--- begin ---

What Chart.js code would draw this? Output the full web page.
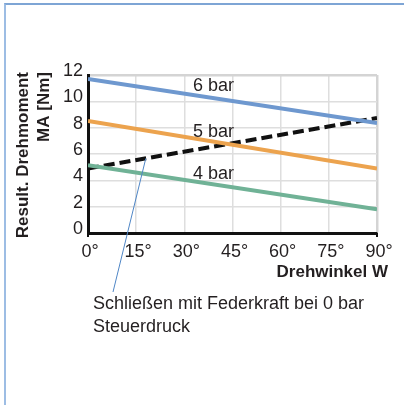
<!DOCTYPE html>
<html lang="de">
<head>
<meta charset="utf-8">
<title>Drehmoment</title>
<script src="https://cdn.jsdelivr.net/npm/chart.js@4/dist/chart.umd.min.js"></script>
<style>
  html, body {
    margin: 0;
    padding: 0;
    background: #fff;
    overflow: hidden;
  }

  .rahmen {
    position: absolute;
    top: 3px;
    left: 4px;
    width: 600px;
    height: 600px;
    border-top: 2px solid #7ea5d5;
    border-left: 2px solid #9dbde4;
  }

  .grafik {
    position: absolute;
    top: 0;
    left: 0;
    width: 404px;
    height: 405px;
  }
</style>
</head>
<body>
<div class="rahmen"></div>
<div class="grafik">
  <canvas id="graficoMoment"></canvas>
</div>

<script>
const winkel = [0, 90];
const winkelTicks = [0, 15, 30, 45, 60, 75, 90];
const momentTicks = [0, 2, 4, 6, 8, 10, 12];

const moment6bar = [11.7, 8.35];
const moment5bar = [8.5, 4.9];
const moment4bar = [5.15, 1.8];
const momentFeder = [4.9, 8.73];

const reihenNamen = ["6 bar", "5 bar", "4 bar"];
const achseX = "Drehwinkel W";
const achseY = ["Result. Drehmoment", "MA [Nm]"];
const hinweis = ["Schließen mit Federkraft bei 0 bar", "Steuerdruck"];

const schrift = "'Liberation Sans', Arial, Helvetica, sans-serif";

function punkte(werte) {
  return werte.map((wert, i) => ({ x: winkel[i], y: wert }));
}

// Texte, Beschriftungen und Hinweislinie
const texte = {
  id: "texte",
  afterDraw(chart) {
    const { ctx, scales } = chart;
    const x = scales.x;
    const y = scales.y;

    ctx.save();
    ctx.fillStyle = "#231f20";

    // Reihenbeschriftung über den Linien
    ctx.font = "18px " + schrift;
    ctx.textAlign = "left";
    ctx.textBaseline = "middle";
    const lagen = [[32.7, 11.2], [32.7, 7.68], [32.7, 4.5]];
    reihenNamen.forEach((name, i) => {
      ctx.fillText(name, x.getPixelForValue(lagen[i][0]), y.getPixelForValue(lagen[i][1]));
    });

    // Achsentitel x
    ctx.font = "bold 17px " + schrift;
    ctx.textAlign = "right";
    ctx.textBaseline = "alphabetic";
    ctx.fillText(achseX, 388, 277);

    // Achsentitel y (gedreht)
    ctx.save();
    ctx.translate(28, 72);
    ctx.rotate(-Math.PI / 2);
    ctx.font = "bold 17px " + schrift;
    ctx.textAlign = "right";
    ctx.fillText(achseY[0], 0, 0);
    ctx.fillText(achseY[1], 0, 21);
    ctx.restore();

    // Hinweistext
    ctx.font = "18px " + schrift;
    ctx.textAlign = "left";
    ctx.fillText(hinweis[0], 93, 309);
    ctx.fillText(hinweis[1], 93, 332);

    // Hinweislinie zur Federkennlinie
    const anteil = 18 / (winkel[1] - winkel[0]);
    const wert = momentFeder[0] + (momentFeder[1] - momentFeder[0]) * anteil;
    ctx.strokeStyle = "#4f86c6";
    ctx.lineWidth = 1;
    ctx.beginPath();
    ctx.moveTo(x.getPixelForValue(18), y.getPixelForValue(wert));
    ctx.lineTo(113, 292);
    ctx.stroke();

    // kleine Endmarken an der x-Achse
    ctx.strokeStyle = "#111";
    ctx.lineWidth = 2;
    [x.left, x.right].forEach(px => {
      ctx.beginPath();
      ctx.moveTo(px, y.bottom);
      ctx.lineTo(px, y.bottom + 4);
      ctx.stroke();
    });

    ctx.restore();
  }
};

function linie(label, werte, farbe, strich) {
  return {
    label,
    data: punkte(werte),
    borderColor: farbe,
    backgroundColor: farbe,
    borderWidth: 4,
    borderDash: strich || [],
    pointRadius: 0,
    tension: 0
  };
}

function carregarGrafico() {
  const canvas = document.getElementById("graficoMoment");

  new Chart(canvas, {
    type: "line",
    data: {
      datasets: [
        linie("6 bar", moment6bar, "#6e98cf"),
        linie("5 bar", moment5bar, "#eca34e"),
        linie("4 bar", moment4bar, "#70b296"),
        linie("Feder", momentFeder, "#111111", [11, 5])
      ]
    },
    options: {
      responsive: true,
      maintainAspectRatio: false,
      animation: false,
      layout: {
        padding: { top: 75, right: 27, left: 0, bottom: 0 }
      },
      plugins: {
        legend: { display: false },
        tooltip: { enabled: false }
      },
      scales: {
        x: {
          type: "linear",
          min: 0,
          max: 90,
          afterBuildTicks(scale) {
            scale.ticks = winkelTicks.map(v => ({ value: v }));
          },
          afterFit(scale) {
            scale.height = 405 - 233;
          },
          border: { color: "#111", width: 3 },
          grid: {
            color: ctx => (ctx.tick && ctx.tick.value === 90 ? "#d4d4d4" : "#dedede"),
            lineWidth: ctx => (ctx.tick && ctx.tick.value === 90 ? 2.5 : 1.5),
            drawTicks: false
          },
          ticks: {
            padding: 8,
            labelOffset: 2,
            maxRotation: 0,
            color: "#231f20",
            font: { family: schrift, size: 18 },
            callback: v => v + "°"
          }
        },
        y: {
          min: 0,
          max: 12,
          afterBuildTicks(scale) {
            scale.ticks = momentTicks.map(v => ({ value: v }));
          },
          afterFit(scale) {
            scale.width = 88;
          },
          border: { color: "#111", width: 3 },
          grid: {
            color: ctx => (ctx.tick && ctx.tick.value === 12 ? "#d4d4d4" : "#dedede"),
            lineWidth: ctx => (ctx.tick && ctx.tick.value === 12 ? 2.5 : 1.5),
            drawTicks: false
          },
          ticks: {
            padding: 5,
            labelOffset: -4,
            color: "#231f20",
            font: { family: schrift, size: 18 }
          }
        }
      }
    },
    plugins: [texte]
  });
}

document.addEventListener("DOMContentLoaded", carregarGrafico);
</script>
</body>
</html>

--- end ---

> [Given request]
Skip the images and write out the rest of the listing exactly.

> [Exercise output]
What Chart.js code would draw this? Output the full web page.
<!DOCTYPE html>
<html lang="de">
<head>
<meta charset="utf-8">
<title>Drehmoment</title>
<script src="https://cdn.jsdelivr.net/npm/chart.js@4/dist/chart.umd.min.js"></script>
<style>
  html, body {
    margin: 0;
    padding: 0;
    background: #fff;
    overflow: hidden;
  }

  .rahmen {
    position: absolute;
    top: 3px;
    left: 4px;
    width: 600px;
    height: 600px;
    border-top: 2px solid #7ea5d5;
    border-left: 2px solid #9dbde4;
  }

  .grafik {
    position: absolute;
    top: 0;
    left: 0;
    width: 404px;
    height: 405px;
  }
</style>
</head>
<body>
<div class="rahmen"></div>
<div class="grafik">
  <canvas id="graficoMoment"></canvas>
</div>

<script>
const winkel = [0, 90];
const winkelTicks = [0, 15, 30, 45, 60, 75, 90];
const momentTicks = [0, 2, 4, 6, 8, 10, 12];

const moment6bar = [11.7, 8.35];
const moment5bar = [8.5, 4.9];
const moment4bar = [5.15, 1.8];
const momentFeder = [4.9, 8.73];

const reihenNamen = ["6 bar", "5 bar", "4 bar"];
const achseX = "Drehwinkel W";
const achseY = ["Result. Drehmoment", "MA [Nm]"];
const hinweis = ["Schließen mit Federkraft bei 0 bar", "Steuerdruck"];

const schrift = "'Liberation Sans', Arial, Helvetica, sans-serif";

function punkte(werte) {
  return werte.map((wert, i) => ({ x: winkel[i], y: wert }));
}

// Texte, Beschriftungen und Hinweislinie
const texte = {
  id: "texte",
  afterDraw(chart) {
    const { ctx, scales } = chart;
    const x = scales.x;
    const y = scales.y;

    ctx.save();
    ctx.fillStyle = "#231f20";

    // Reihenbeschriftung über den Linien
    ctx.font = "18px " + schrift;
    ctx.textAlign = "left";
    ctx.textBaseline = "middle";
    const lagen = [[32.7, 11.2], [32.7, 7.68], [32.7, 4.5]];
    reihenNamen.forEach((name, i) => {
      ctx.fillText(name, x.getPixelForValue(lagen[i][0]), y.getPixelForValue(lagen[i][1]));
    });

    // Achsentitel x
    ctx.font = "bold 17px " + schrift;
    ctx.textAlign = "right";
    ctx.textBaseline = "alphabetic";
    ctx.fillText(achseX, 388, 277);

    // Achsentitel y (gedreht)
    ctx.save();
    ctx.translate(28, 72);
    ctx.rotate(-Math.PI / 2);
    ctx.font = "bold 17px " + schrift;
    ctx.textAlign = "right";
    ctx.fillText(achseY[0], 0, 0);
    ctx.fillText(achseY[1], 0, 21);
    ctx.restore();

    // Hinweistext
    ctx.font = "18px " + schrift;
    ctx.textAlign = "left";
    ctx.fillText(hinweis[0], 93, 309);
    ctx.fillText(hinweis[1], 93, 332);

    // Hinweislinie zur Federkennlinie
    const anteil = 18 / (winkel[1] - winkel[0]);
    const wert = momentFeder[0] + (momentFeder[1] - momentFeder[0]) * anteil;
    ctx.strokeStyle = "#4f86c6";
    ctx.lineWidth = 1;
    ctx.beginPath();
    ctx.moveTo(x.getPixelForValue(18), y.getPixelForValue(wert));
    ctx.lineTo(113, 292);
    ctx.stroke();

    // kleine Endmarken an der x-Achse
    ctx.strokeStyle = "#111";
    ctx.lineWidth = 2;
    [x.left, x.right].forEach(px => {
      ctx.beginPath();
      ctx.moveTo(px, y.bottom);
      ctx.lineTo(px, y.bottom + 4);
      ctx.stroke();
    });

    ctx.restore();
  }
};

function linie(label, werte, farbe, strich) {
  return {
    label,
    data: punkte(werte),
    borderColor: farbe,
    backgroundColor: farbe,
    borderWidth: 4,
    borderDash: strich || [],
    pointRadius: 0,
    tension: 0
  };
}

function carregarGrafico() {
  const canvas = document.getElementById("graficoMoment");

  new Chart(canvas, {
    type: "line",
    data: {
      datasets: [
        linie("6 bar", moment6bar, "#6e98cf"),
        linie("5 bar", moment5bar, "#eca34e"),
        linie("4 bar", moment4bar, "#70b296"),
        linie("Feder", momentFeder, "#111111", [11, 5])
      ]
    },
    options: {
      responsive: true,
      maintainAspectRatio: false,
      animation: false,
      layout: {
        padding: { top: 75, right: 27, left: 0, bottom: 0 }
      },
      plugins: {
        legend: { display: false },
        tooltip: { enabled: false }
      },
      scales: {
        x: {
          type: "linear",
          min: 0,
          max: 90,
          afterBuildTicks(scale) {
            scale.ticks = winkelTicks.map(v => ({ value: v }));
          },
          afterFit(scale) {
            scale.height = 405 - 233;
          },
          border: { color: "#111", width: 3 },
          grid: {
            color: ctx => (ctx.tick && ctx.tick.value === 90 ? "#d4d4d4" : "#dedede"),
            lineWidth: ctx => (ctx.tick && ctx.tick.value === 90 ? 2.5 : 1.5),
            drawTicks: false
          },
          ticks: {
            padding: 8,
            labelOffset: 2,
            maxRotation: 0,
            color: "#231f20",
            font: { family: schrift, size: 18 },
            callback: v => v + "°"
          }
        },
        y: {
          min: 0,
          max: 12,
          afterBuildTicks(scale) {
            scale.ticks = momentTicks.map(v => ({ value: v }));
          },
          afterFit(scale) {
            scale.width = 88;
          },
          border: { color: "#111", width: 3 },
          grid: {
            color: ctx => (ctx.tick && ctx.tick.value === 12 ? "#d4d4d4" : "#dedede"),
            lineWidth: ctx => (ctx.tick && ctx.tick.value === 12 ? 2.5 : 1.5),
            drawTicks: false
          },
          ticks: {
            padding: 5,
            labelOffset: -4,
            color: "#231f20",
            font: { family: schrift, size: 18 }
          }
        }
      }
    },
    plugins: [texte]
  });
}

document.addEventListener("DOMContentLoaded", carregarGrafico);
</script>
</body>
</html>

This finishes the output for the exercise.